Turkey’s Nationalist Movement Party leader Devlet Bahçeli has drawn a parallel between the Treaty of Sèvres, which the Allied powers imposed on the Ottoman government and was to create a Kurdish state in Anatolia, with a recent agreement between the pro-Kurdish Peoples’ Democratic Party (HDP) and the government made in order to solve the Kurdish problem, saying the agreement is a “treasonous text” that will lead to the “collapse of the Turkish Republic,” Today’s Zaman reports.

A delegation representing the government and the HDP made a joint statement on Saturday following a meeting at Dolmabahçe Palace concerning details of the roadmap, which is based on 10 articles, aiming to solve the country’s decades-long Kurdish problem. In the joint statement, the parties unveiled the 10 articles, which were originally penned by Abdullah Öcalan, the imprisoned leader of the Kurdistan Workers’ Party (PKK), for the progression of settlement talks. The roadmap also includes a commitment to change the Constitution.

Speaking at his party’s weekly group meeting on Tuesday, Bahçeli slammed the agreement between the government and the HDP, of which, he says, every article signals the “ruin” of the state.

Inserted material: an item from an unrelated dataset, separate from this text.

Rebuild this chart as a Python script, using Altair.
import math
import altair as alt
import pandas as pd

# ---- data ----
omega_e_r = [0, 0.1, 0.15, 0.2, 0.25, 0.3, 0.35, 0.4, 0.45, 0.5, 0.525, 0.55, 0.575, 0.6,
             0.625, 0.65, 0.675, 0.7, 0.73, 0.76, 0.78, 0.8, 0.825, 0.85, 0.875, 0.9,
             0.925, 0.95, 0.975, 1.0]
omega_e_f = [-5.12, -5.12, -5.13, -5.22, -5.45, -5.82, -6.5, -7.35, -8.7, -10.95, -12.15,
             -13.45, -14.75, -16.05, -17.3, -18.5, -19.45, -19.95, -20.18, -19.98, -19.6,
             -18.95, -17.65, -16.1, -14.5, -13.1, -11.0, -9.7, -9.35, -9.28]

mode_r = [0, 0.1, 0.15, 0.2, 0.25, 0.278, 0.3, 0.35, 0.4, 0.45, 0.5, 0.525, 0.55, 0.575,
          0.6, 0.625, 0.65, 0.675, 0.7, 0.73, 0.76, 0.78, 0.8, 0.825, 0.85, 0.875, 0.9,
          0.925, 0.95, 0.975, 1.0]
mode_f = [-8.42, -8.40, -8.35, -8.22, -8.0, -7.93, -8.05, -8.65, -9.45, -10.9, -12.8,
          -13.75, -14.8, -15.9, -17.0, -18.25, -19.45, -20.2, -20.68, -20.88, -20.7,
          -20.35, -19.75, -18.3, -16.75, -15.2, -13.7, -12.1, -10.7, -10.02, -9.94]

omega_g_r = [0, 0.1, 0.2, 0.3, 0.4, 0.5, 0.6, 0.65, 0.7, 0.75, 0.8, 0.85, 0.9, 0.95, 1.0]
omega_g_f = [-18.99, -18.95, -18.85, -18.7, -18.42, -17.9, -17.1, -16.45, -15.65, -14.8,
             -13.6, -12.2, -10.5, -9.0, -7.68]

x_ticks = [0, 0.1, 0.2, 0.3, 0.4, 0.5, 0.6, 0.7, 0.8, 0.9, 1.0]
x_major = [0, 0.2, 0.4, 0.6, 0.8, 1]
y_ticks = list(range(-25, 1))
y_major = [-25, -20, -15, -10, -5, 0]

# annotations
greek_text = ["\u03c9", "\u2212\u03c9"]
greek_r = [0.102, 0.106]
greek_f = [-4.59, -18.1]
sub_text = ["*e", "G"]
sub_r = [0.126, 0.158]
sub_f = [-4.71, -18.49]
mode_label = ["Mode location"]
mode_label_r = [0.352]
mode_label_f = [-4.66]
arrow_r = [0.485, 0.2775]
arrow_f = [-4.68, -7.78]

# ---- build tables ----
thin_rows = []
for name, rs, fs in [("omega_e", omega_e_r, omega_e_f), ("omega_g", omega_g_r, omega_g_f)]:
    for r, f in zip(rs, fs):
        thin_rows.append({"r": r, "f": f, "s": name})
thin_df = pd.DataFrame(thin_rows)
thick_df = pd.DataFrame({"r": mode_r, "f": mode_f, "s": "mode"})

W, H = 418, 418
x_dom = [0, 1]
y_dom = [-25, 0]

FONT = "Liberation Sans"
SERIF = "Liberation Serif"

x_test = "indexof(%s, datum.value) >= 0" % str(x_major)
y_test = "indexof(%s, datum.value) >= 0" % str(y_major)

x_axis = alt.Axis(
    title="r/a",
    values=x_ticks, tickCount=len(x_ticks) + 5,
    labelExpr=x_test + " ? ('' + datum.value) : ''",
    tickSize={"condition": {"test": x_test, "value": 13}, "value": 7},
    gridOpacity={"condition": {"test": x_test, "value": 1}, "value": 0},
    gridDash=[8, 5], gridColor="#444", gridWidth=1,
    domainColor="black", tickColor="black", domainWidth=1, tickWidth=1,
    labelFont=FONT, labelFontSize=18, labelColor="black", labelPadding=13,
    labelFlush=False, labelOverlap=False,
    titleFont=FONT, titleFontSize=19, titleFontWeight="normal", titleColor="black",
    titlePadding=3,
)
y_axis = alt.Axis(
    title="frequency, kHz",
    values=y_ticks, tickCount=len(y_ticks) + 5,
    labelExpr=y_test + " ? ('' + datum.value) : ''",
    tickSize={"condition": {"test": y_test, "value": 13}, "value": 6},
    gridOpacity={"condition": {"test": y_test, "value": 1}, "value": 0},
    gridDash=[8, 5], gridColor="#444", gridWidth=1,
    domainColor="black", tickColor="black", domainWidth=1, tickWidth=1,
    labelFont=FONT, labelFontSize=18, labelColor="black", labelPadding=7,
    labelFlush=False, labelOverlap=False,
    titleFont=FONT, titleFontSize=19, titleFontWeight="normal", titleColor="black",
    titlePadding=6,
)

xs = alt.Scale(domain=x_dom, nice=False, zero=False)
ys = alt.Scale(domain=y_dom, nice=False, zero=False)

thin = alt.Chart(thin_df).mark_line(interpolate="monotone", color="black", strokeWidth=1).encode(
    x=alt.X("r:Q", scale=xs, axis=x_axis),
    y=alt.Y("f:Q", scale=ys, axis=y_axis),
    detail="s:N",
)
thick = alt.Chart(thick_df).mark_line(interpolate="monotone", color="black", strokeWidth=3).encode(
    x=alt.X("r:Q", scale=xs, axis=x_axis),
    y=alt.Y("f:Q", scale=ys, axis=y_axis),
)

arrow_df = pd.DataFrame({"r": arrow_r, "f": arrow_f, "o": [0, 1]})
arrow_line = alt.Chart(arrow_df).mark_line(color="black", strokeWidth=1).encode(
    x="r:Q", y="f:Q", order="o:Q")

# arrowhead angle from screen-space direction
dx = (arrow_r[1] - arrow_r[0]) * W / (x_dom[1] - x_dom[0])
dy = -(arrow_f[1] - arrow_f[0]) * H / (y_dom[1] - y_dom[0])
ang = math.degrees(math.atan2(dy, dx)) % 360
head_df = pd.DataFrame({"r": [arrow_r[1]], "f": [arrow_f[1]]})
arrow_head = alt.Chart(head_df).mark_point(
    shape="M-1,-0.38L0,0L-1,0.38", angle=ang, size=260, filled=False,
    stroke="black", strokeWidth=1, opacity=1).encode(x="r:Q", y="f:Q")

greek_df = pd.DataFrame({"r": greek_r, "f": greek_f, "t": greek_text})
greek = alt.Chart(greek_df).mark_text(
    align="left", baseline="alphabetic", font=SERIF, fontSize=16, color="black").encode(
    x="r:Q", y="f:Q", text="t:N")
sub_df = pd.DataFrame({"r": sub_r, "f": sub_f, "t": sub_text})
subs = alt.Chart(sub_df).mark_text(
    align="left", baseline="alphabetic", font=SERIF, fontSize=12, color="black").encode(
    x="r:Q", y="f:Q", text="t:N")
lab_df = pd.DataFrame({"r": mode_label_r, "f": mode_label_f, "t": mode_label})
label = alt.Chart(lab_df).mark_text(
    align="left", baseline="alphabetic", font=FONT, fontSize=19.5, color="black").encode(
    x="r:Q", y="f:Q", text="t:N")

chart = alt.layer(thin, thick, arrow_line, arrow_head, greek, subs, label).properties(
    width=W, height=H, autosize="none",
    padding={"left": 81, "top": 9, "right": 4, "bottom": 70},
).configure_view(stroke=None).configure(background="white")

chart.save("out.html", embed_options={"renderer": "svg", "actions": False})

“[They say the] PKK will convene an extraordinary congress, it will lay down its arms and peace will come, a way for democracy will be paved. They were also voicing [statements about] peace while taking about the Treaty of Sèvres, but it was obvious at the time what kind of hell it would bring to the Turkish people… this treasonous text is the collapse of Turkish Republic,” Bahçeli said.

The victorious Western powers imposed the Treaty of Sèvres on the Ottoman government at the end of World War I. The treaty was signed on Aug. 10, 1920, and provided for the establishment of Armenian and Kurdish states in Anatolia, but was in fact never put into effect as it was rejected by the national liberation movement, whose success led to its replacement by the Treaty of Lausanne in 1923.

“There is no difference between the dirty rag of a treaty signed in Aug. 10, 1920, and the treasonous text [agreed] upon on Feb. 28, 2015,” Bahçeli added.